Отличительная особенность истинно поэтического — и в то же время глубоко нравственного — отношения к легенде (в отличие от ремесленных подделок под нее) заключается в способности художника, к ней обращающегося, с абсолютной точностью выделить и поставить в центр внимания именно то «действующее лицо», в осмысляющем переживании которого находит свое пластическое выражение этический смысл происходящего. В легенде таким лицом могла быть только мать юноши-наймана, превращенного в манкурта. Лишь она могла воистину пережить — осознать то, что произошло с ее сыном, который сам уже не был способен на такое переживание, так как перестал быть человеком в точном смысле слова. Вот почему суть происшедшего могла быть передана в легенде только через плач матери — плач по живому покойнику:

«Когда память твою отторгли, когда голову твою, дитя мое, ужимали, как орех клещами, стягивая череп медленным воротом усыхающей кожи верблюжьей, когда обруч невидимый на голову насадили так, что глаза твои из глазниц выпирали, налитые сукровицей страха, когда на бездымном костре сарозеков предсмертная жажда тебя истязала и не было капли, чтобы с неба на губы упала, — стало ли солнце, всем дарующее жизнь, для тебя ненавистным, ослепшим светилом, самым черным среди всех светил в мире?

Когда, раздираемый болью, твой вопль истошно стоял средь пустыни, когда ты орал и метался, взывая к богу днями, ночами, когда ты помощи ждал от напрасного неба, когда, задыхаясь в блевотине, исторгаемой муками плоти, и корчась в мерзком дерьме, истекавшем из тела, перекрученного в судорогах, когда угасал ты в зловонии том, теряя рассудок, съедаемый тучей мушиной, — проклял ли ты из последних сил бога, что сотворил всех нас в покинутом им самим мире?

Когда сумрак затмения застилал навсегда изувеченный пытками разум, когда память твоя, разъятая силой, неотвратимо теряла сцепления прошлого, когда забывал ты в диких метаниях взгляд матери, шум речки подле горы, где играл ты летними днями, когда имя свое и имя отца ты утратил в сокрушенном сознании, когда лики людей, среди которых ты вырос, померкли, и имя девицы померкло, что тебе улыбалась стыдливо, — разве не проклял ты, падая в бездну беспамятства, мать свою страшным проклятьем за то, что посмела зачать тебя в чреве и родить на свет божий для этого дня?..» [1]

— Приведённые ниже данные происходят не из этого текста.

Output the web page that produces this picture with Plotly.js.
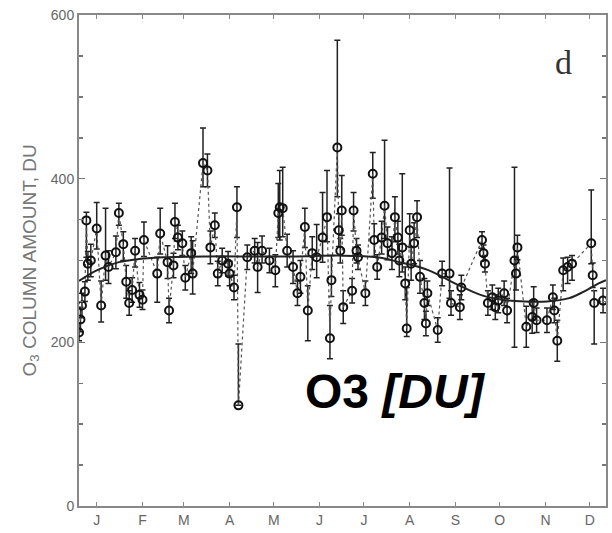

1 Айтматов Ч. Буранный полустанок (И дольше века длится день). С. 107 — 108.

Не стоит, видимо, пересказывать дальше трагическую историю отчаянной попытки матери плененного наймана найти своего сына и вернуть его домой, вызволив из рабства, из безысходной тьмы беспамятства. Ибо всю полноту смысла легенда о памяти, о матери, тщетно пытающейся вернуть память своему сыну и гибнущей от его руки, обретает в общем контексте-обрамлении, каким для этой легенды оказывается весь роман, включая его название: «И дольше века длится день».

Тем не менее и приведенных цитат из романа, думается, достаточно, чтобы очертить контур проблемы исторической памяти, как она осмыслялась людьми в далеком прошлом и как она осознается теперь. И как вообще она вставала и встает перед человеком и человечеством «в минуты роковые». Вопрос об исторической памяти — как для отдельного человека, так и для целого народа (и для многонациональной страны, и для всего человечества) — это, выражаясь по-айтматовски, вопрос о «сокровенной сути». О том, что делает человека человеком, народ народом, культуру культурой. Об этом и пойдет речь в данном очерке, в котором хотелось бы высветить нравственно-философский подтекст темы «Память и культура», так мощно зазвучавшей у Чингиза Айтматова. Это, естественно, временами будет уводить нас от айтматовских размышлений. Но лишь для того, чтобы — по принципу: «большое видится на расстоянии» — осмыслить в них то самое важное, вокруг чего бьется наша гуманитарная мысль сегодня [2].

2 В связи с названной темой хотелось бы прежде всего с благодарностью вспомнить о многочисленных тревожащих интеллектуальную совесть нашей общественности выступлениях Д. С. Лихачева, впервые поднявшего эту тему на подобающий ей уровень.